====== LISTING
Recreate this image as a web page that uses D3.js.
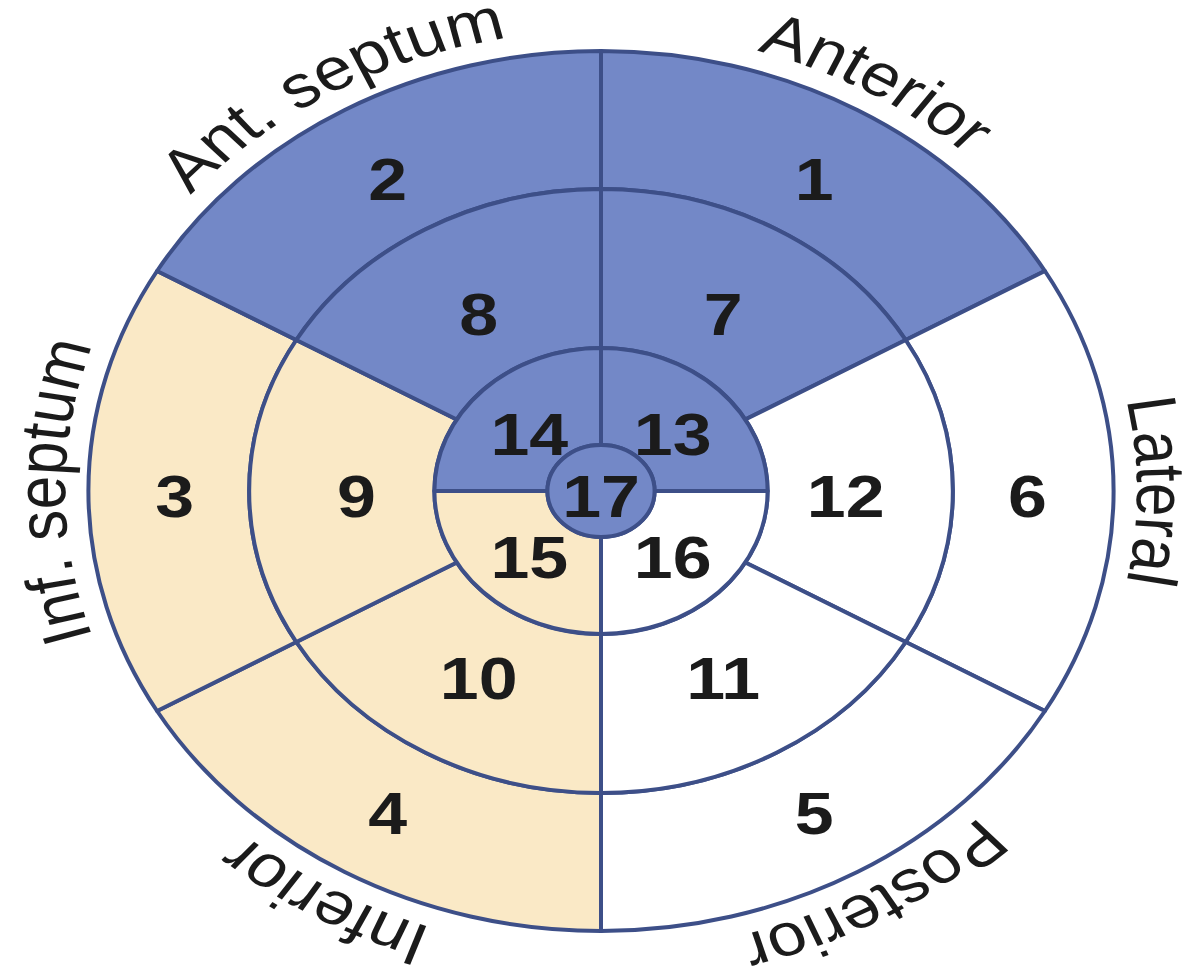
<!DOCTYPE html>
<html>
<head>
<meta charset="utf-8">
<script src="https://cdn.jsdelivr.net/npm/d3@7"></script>
<style>
  html, body { margin: 0; padding: 0; background: #ffffff; }
  svg { display: block; }
</style>
</head>
<body>
<svg id="chart" width="1192" height="973"></svg>
<script>
// ---- data ----
const basalSegments = [1, 6, 5, 4, 3, 2];      // clockwise from 12 o'clock, 60° each
const midSegments = [7, 12, 11, 10, 9, 8];     // clockwise from 12 o'clock, 60° each
const apicalSegments = [13, 16, 15, 14];       // clockwise from 12 o'clock, 90° each
const apexSegments = [17];
const wallLabels = ["Anterior", "Lateral", "Posterior", "Inferior", "Inf. septum", "Ant. septum"];
const blueSegments = [1, 2, 7, 8, 13, 14, 17];
const beigeSegments = [3, 4, 9, 10, 15];
const whiteSegments = [5, 6, 11, 12, 16];

// ---- layout ----
const W = 1192, H = 973;
const cx = 601, cy = 491, sx = 1.165;
const R = { outer: 440, mid: 302, inner: 143, apex: 46 };
const colorOf = id => blueSegments.includes(id) ? "#7388c7"
                    : beigeSegments.includes(id) ? "#fae9c6" : "#ffffff";

const svg = d3.select("#chart");
const g = svg.append("g").attr("transform", `translate(${cx},${cy}) scale(${sx},1)`);

const rings = [
  { ids: basalSegments, r0: R.mid, r1: R.outer, labelR: 366 },
  { ids: midSegments, r0: R.inner, r1: R.mid, labelR: 210 },
  { ids: apicalSegments, r0: R.apex, r1: R.inner, labelR: 87 }
];

const arc = d3.arc();
const segs = [];
rings.forEach(ring => {
  const step = 2 * Math.PI / ring.ids.length;
  ring.ids.forEach((id, i) => {
    segs.push({ id, innerRadius: ring.r0, outerRadius: ring.r1,
      startAngle: i * step, endAngle: (i + 1) * step, labelR: ring.labelR });
  });
});
apexSegments.forEach(id => segs.push({ id, innerRadius: 0, outerRadius: R.apex,
  startAngle: 0, endAngle: 2 * Math.PI, labelR: 0 }));

g.selectAll("path.seg").data(segs).join("path")
  .attr("class", "seg")
  .attr("d", d => arc(d))
  .attr("fill", d => colorOf(d.id))
  .attr("stroke", "#3d4f88")
  .attr("stroke-width", 4)
  .attr("stroke-linejoin", "round")
  .attr("vector-effect", "non-scaling-stroke");

g.selectAll("text.num").data(segs).join("text")
  .attr("class", "num")
  .attr("x", d => d.labelR * Math.sin((d.startAngle + d.endAngle) / 2))
  .attr("y", d => -d.labelR * Math.cos((d.startAngle + d.endAngle) / 2) + 5)
  .attr("text-anchor", "middle")
  .attr("dominant-baseline", "central")
  .attr("font-family", "'Liberation Sans', Arial, sans-serif")
  .attr("font-weight", "bold")
  .attr("font-size", 60)
  .attr("fill", "#1b1b1b")
  .text(d => d.id);

// wall labels along clockwise arcs outside the outer ring
const labelR = 460;
wallLabels.forEach((name, i) => {
  const mid = (i * 60 + 30) * Math.PI / 180;
  const p = d3.path();
  const a0 = mid - Math.PI / 2 - Math.PI / 3, a1 = mid - Math.PI / 2 + Math.PI / 3;
  p.moveTo(labelR * Math.cos(a0), labelR * Math.sin(a0));
  p.arc(0, 0, labelR, a0, a1, false);
  g.append("path").attr("id", "wall" + i).attr("d", p.toString()).attr("fill", "none");
  g.append("text")
    .attr("font-family", "'Liberation Sans', Arial, sans-serif")
    .attr("font-size", 60)
    .attr("fill", "#1b1b1b")
    .append("textPath")
    .attr("href", "#wall" + i)
    .attr("startOffset", "50%")
    .attr("text-anchor", "middle")
    .text(name);
});
</script>
</body>
</html>
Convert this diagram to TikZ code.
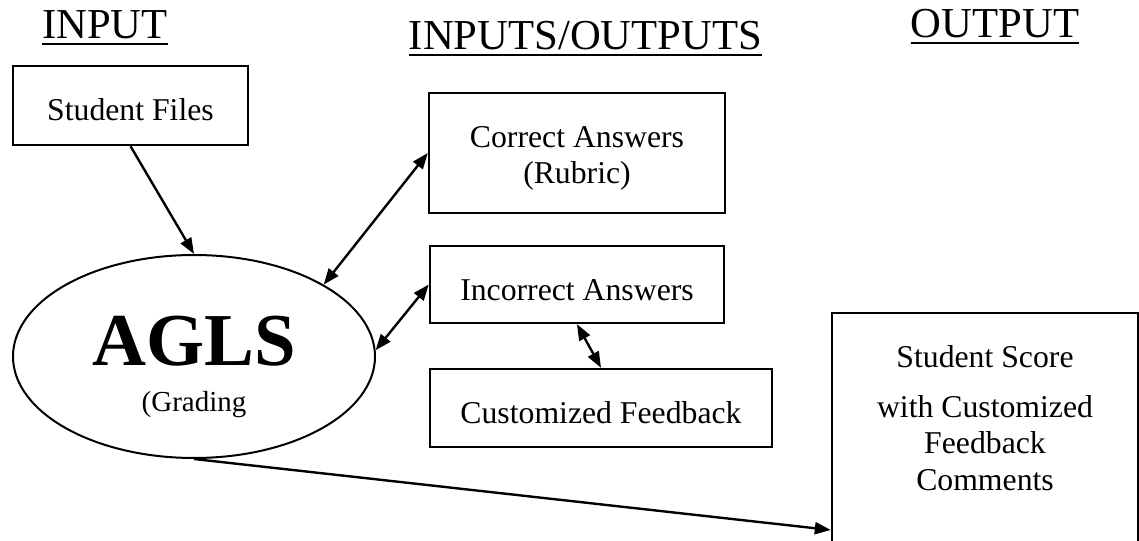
\documentclass[tikz,border=0pt]{standalone}
\usepackage{fontspec}
\setmainfont{Liberation Serif}
\usepackage{tikz}
\usetikzlibrary{arrows.meta, positioning, shapes.geometric}
\newcommand\tall{\rule{0pt}{23pt}}

\begin{document}
\begin{tikzpicture}[x=0.75pt,y=-0.75pt,
  box/.style={draw,line width=1.8pt,inner sep=0pt,align=center,font=\fontsize{23.8}{27.4}\selectfont},
  head/.style={inner sep=0pt,anchor=base,font=\fontsize{32}{36}\selectfont},
  bar/.style={line width=1.6pt},
  link/.style={line width=1.8pt,-{Triangle[length=12pt,width=9pt]}},
  twoway/.style={line width=1.8pt,{Triangle[length=12pt,width=9pt]}-{Triangle[length=12pt,width=9pt]}}]
\useasboundingbox (0,0) rectangle (1139,541);
\clip (0,0) rectangle (1139,541);

\node[head] (IN) at (105,39) {INPUT};
\node[head] (IO) at (585.5,50) {INPUTS/OUTPUTS};
\node[head] (OUT) at (995,38) {OUTPUT};
\draw[bar] ([yshift=-3.5pt]IN.base west) -- ([yshift=-3.5pt]IN.base east);
\draw[bar] ([yshift=-3.8pt]IO.base west) -- ([yshift=-3.8pt]IO.base east);
\draw[bar] ([yshift=-3.5pt]OUT.base west) -- ([yshift=-3.5pt]OUT.base east);

\node[box,minimum width=176.25pt,minimum height=59.25pt] (F) at (130.5,105.5) {\tall Student Files};
\node[box,ellipse,line width=1.5pt,minimum width=271.5pt,minimum height=152.25pt,font=\fontsize{21.75}{34.5}\selectfont] (A) at (194,356.5)
  {{\fontsize{56}{34.5}\selectfont\bfseries\rule{0pt}{52pt}AGLS}\\(Grading};
\node[box,minimum width=222pt,minimum height=90pt] (C) at (577,153) {\rule{0pt}{24pt}Correct Answers\\(Rubric)};
\node[box,minimum width=220.5pt,minimum height=57.75pt] (I) at (577,284.5) {\rule{0pt}{24pt}Incorrect Answers};
\node[box,minimum width=256.5pt,minimum height=58.5pt] (CF) at (601,408) {\tall Customized Feedback};
\node[box,anchor=north,minimum width=229.5pt,inner ysep=24pt] (S) at (985,312)
  {Student Score\\[10pt]with Customized\\Feedback\\Comments\\[10pt]~};

\draw[link] (F.south) -- (A.north);
\draw[twoway] (A.29) -- (C.west);
\draw[twoway] (A.2) -- (I.west);
\draw[twoway] (I.south) -- (CF.north);
\draw[link] (A.south) -- ([yshift=-163.5pt]S.north west);
\end{tikzpicture}
\end{document}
============
**TO BE DONE**
Extract the text of all the records above verbatim, excluding pictures.

**WRITTEN REPLY**
Recreate this image as a web page that uses D3.js.
<!DOCTYPE html>
<html>
<head>
<meta charset="utf-8">
<script src="https://cdn.jsdelivr.net/npm/d3@7"></script>
<style>
  html, body { margin: 0; padding: 0; background: #ffffff; }
  svg { display: block; }
</style>
</head>
<body>
<svg id="chart" width="1192" height="973"></svg>
<script>
// ---- data ----
const basalSegments = [1, 6, 5, 4, 3, 2];      // clockwise from 12 o'clock, 60° each
const midSegments = [7, 12, 11, 10, 9, 8];     // clockwise from 12 o'clock, 60° each
const apicalSegments = [13, 16, 15, 14];       // clockwise from 12 o'clock, 90° each
const apexSegments = [17];
const wallLabels = ["Anterior", "Lateral", "Posterior", "Inferior", "Inf. septum", "Ant. septum"];
const blueSegments = [1, 2, 7, 8, 13, 14, 17];
const beigeSegments = [3, 4, 9, 10, 15];
const whiteSegments = [5, 6, 11, 12, 16];

// ---- layout ----
const W = 1192, H = 973;
const cx = 601, cy = 491, sx = 1.165;
const R = { outer: 440, mid: 302, inner: 143, apex: 46 };
const colorOf = id => blueSegments.includes(id) ? "#7388c7"
                    : beigeSegments.includes(id) ? "#fae9c6" : "#ffffff";

const svg = d3.select("#chart");
const g = svg.append("g").attr("transform", `translate(${cx},${cy}) scale(${sx},1)`);

const rings = [
  { ids: basalSegments, r0: R.mid, r1: R.outer, labelR: 366 },
  { ids: midSegments, r0: R.inner, r1: R.mid, labelR: 210 },
  { ids: apicalSegments, r0: R.apex, r1: R.inner, labelR: 87 }
];

const arc = d3.arc();
const segs = [];
rings.forEach(ring => {
  const step = 2 * Math.PI / ring.ids.length;
  ring.ids.forEach((id, i) => {
    segs.push({ id, innerRadius: ring.r0, outerRadius: ring.r1,
      startAngle: i * step, endAngle: (i + 1) * step, labelR: ring.labelR });
  });
});
apexSegments.forEach(id => segs.push({ id, innerRadius: 0, outerRadius: R.apex,
  startAngle: 0, endAngle: 2 * Math.PI, labelR: 0 }));

g.selectAll("path.seg").data(segs).join("path")
  .attr("class", "seg")
  .attr("d", d => arc(d))
  .attr("fill", d => colorOf(d.id))
  .attr("stroke", "#3d4f88")
  .attr("stroke-width", 4)
  .attr("stroke-linejoin", "round")
  .attr("vector-effect", "non-scaling-stroke");

g.selectAll("text.num").data(segs).join("text")
  .attr("class", "num")
  .attr("x", d => d.labelR * Math.sin((d.startAngle + d.endAngle) / 2))
  .attr("y", d => -d.labelR * Math.cos((d.startAngle + d.endAngle) / 2) + 5)
  .attr("text-anchor", "middle")
  .attr("dominant-baseline", "central")
  .attr("font-family", "'Liberation Sans', Arial, sans-serif")
  .attr("font-weight", "bold")
  .attr("font-size", 60)
  .attr("fill", "#1b1b1b")
  .text(d => d.id);

// wall labels along clockwise arcs outside the outer ring
const labelR = 460;
wallLabels.forEach((name, i) => {
  const mid = (i * 60 + 30) * Math.PI / 180;
  const p = d3.path();
  const a0 = mid - Math.PI / 2 - Math.PI / 3, a1 = mid - Math.PI / 2 + Math.PI / 3;
  p.moveTo(labelR * Math.cos(a0), labelR * Math.sin(a0));
  p.arc(0, 0, labelR, a0, a1, false);
  g.append("path").attr("id", "wall" + i).attr("d", p.toString()).attr("fill", "none");
  g.append("text")
    .attr("font-family", "'Liberation Sans', Arial, sans-serif")
    .attr("font-size", 60)
    .attr("fill", "#1b1b1b")
    .append("textPath")
    .attr("href", "#wall" + i)
    .attr("startOffset", "50%")
    .attr("text-anchor", "middle")
    .text(name);
});
</script>
</body>
</html>
Convert this diagram to TikZ code.
\documentclass[tikz,border=0pt]{standalone}
\usepackage{fontspec}
\setmainfont{Liberation Serif}
\usepackage{tikz}
\usetikzlibrary{arrows.meta, positioning, shapes.geometric}
\newcommand\tall{\rule{0pt}{23pt}}

\begin{document}
\begin{tikzpicture}[x=0.75pt,y=-0.75pt,
  box/.style={draw,line width=1.8pt,inner sep=0pt,align=center,font=\fontsize{23.8}{27.4}\selectfont},
  head/.style={inner sep=0pt,anchor=base,font=\fontsize{32}{36}\selectfont},
  bar/.style={line width=1.6pt},
  link/.style={line width=1.8pt,-{Triangle[length=12pt,width=9pt]}},
  twoway/.style={line width=1.8pt,{Triangle[length=12pt,width=9pt]}-{Triangle[length=12pt,width=9pt]}}]
\useasboundingbox (0,0) rectangle (1139,541);
\clip (0,0) rectangle (1139,541);

\node[head] (IN) at (105,39) {INPUT};
\node[head] (IO) at (585.5,50) {INPUTS/OUTPUTS};
\node[head] (OUT) at (995,38) {OUTPUT};
\draw[bar] ([yshift=-3.5pt]IN.base west) -- ([yshift=-3.5pt]IN.base east);
\draw[bar] ([yshift=-3.8pt]IO.base west) -- ([yshift=-3.8pt]IO.base east);
\draw[bar] ([yshift=-3.5pt]OUT.base west) -- ([yshift=-3.5pt]OUT.base east);

\node[box,minimum width=176.25pt,minimum height=59.25pt] (F) at (130.5,105.5) {\tall Student Files};
\node[box,ellipse,line width=1.5pt,minimum width=271.5pt,minimum height=152.25pt,font=\fontsize{21.75}{34.5}\selectfont] (A) at (194,356.5)
  {{\fontsize{56}{34.5}\selectfont\bfseries\rule{0pt}{52pt}AGLS}\\(Grading};
\node[box,minimum width=222pt,minimum height=90pt] (C) at (577,153) {\rule{0pt}{24pt}Correct Answers\\(Rubric)};
\node[box,minimum width=220.5pt,minimum height=57.75pt] (I) at (577,284.5) {\rule{0pt}{24pt}Incorrect Answers};
\node[box,minimum width=256.5pt,minimum height=58.5pt] (CF) at (601,408) {\tall Customized Feedback};
\node[box,anchor=north,minimum width=229.5pt,inner ysep=24pt] (S) at (985,312)
  {Student Score\\[10pt]with Customized\\Feedback\\Comments\\[10pt]~};

\draw[link] (F.south) -- (A.north);
\draw[twoway] (A.29) -- (C.west);
\draw[twoway] (A.2) -- (I.west);
\draw[twoway] (I.south) -- (CF.north);
\draw[link] (A.south) -- ([yshift=-163.5pt]S.north west);
\end{tikzpicture}
\end{document}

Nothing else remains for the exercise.